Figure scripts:
====
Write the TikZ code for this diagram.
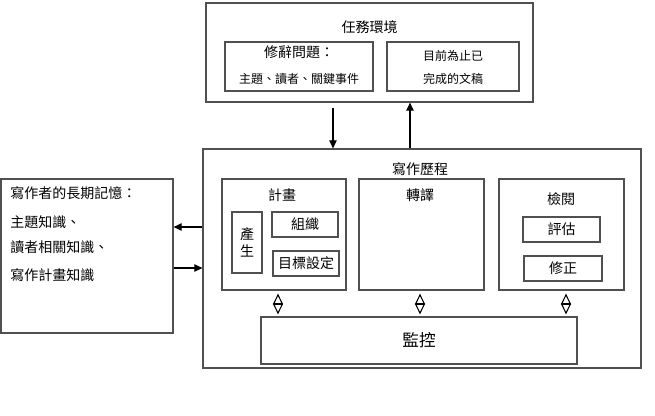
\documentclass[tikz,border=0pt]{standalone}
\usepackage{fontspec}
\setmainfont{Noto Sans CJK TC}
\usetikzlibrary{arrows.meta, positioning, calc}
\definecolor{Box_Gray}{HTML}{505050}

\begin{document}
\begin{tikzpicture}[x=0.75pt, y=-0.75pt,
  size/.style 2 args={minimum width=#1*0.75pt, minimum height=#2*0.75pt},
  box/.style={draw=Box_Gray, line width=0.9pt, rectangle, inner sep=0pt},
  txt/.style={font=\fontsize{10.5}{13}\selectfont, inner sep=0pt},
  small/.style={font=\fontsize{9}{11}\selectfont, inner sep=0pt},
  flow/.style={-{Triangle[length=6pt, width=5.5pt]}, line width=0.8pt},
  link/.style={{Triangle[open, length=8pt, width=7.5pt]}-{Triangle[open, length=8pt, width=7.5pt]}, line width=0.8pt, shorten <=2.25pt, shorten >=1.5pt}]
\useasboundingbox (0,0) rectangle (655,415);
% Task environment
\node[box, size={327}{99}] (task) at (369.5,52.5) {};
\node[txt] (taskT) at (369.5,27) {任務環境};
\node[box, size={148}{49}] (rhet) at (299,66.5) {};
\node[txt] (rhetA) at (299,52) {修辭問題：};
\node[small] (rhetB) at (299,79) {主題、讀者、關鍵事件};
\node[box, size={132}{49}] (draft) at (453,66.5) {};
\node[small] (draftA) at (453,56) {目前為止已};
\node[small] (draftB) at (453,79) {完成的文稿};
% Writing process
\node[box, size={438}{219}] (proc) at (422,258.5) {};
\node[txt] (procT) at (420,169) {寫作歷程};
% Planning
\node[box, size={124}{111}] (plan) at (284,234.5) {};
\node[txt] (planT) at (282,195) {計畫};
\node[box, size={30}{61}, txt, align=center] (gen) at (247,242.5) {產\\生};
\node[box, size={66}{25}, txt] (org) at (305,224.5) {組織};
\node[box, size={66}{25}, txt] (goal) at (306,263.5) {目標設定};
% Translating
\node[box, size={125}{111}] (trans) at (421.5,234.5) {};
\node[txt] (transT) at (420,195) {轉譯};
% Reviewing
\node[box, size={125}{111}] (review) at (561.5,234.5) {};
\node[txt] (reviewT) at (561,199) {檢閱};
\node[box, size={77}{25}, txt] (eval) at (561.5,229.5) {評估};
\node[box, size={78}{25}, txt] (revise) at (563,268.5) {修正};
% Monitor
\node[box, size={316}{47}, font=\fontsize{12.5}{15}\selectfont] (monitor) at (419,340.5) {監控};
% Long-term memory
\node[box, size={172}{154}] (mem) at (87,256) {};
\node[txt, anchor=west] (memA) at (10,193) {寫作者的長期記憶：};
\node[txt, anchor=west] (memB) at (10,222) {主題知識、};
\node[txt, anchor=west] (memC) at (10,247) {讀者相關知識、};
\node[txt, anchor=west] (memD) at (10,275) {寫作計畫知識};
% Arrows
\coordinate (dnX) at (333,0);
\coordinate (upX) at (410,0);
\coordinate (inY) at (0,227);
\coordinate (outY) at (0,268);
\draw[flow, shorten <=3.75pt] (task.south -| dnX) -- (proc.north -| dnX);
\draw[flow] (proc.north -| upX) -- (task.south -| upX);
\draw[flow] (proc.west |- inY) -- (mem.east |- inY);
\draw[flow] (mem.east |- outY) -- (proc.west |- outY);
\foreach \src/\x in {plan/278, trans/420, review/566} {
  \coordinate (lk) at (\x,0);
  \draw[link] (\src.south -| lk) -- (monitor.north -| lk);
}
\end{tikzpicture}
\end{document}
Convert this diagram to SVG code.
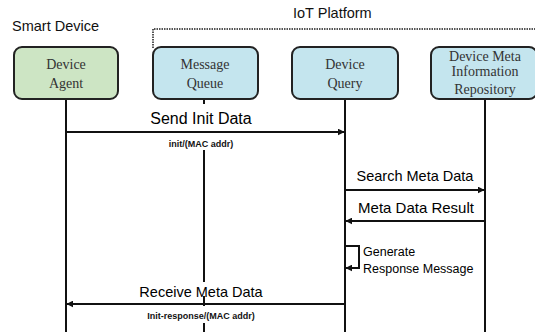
====
Exercise prompt: Count the lines above in which the word "code" appears, then state only that count.

Exercise answer: 2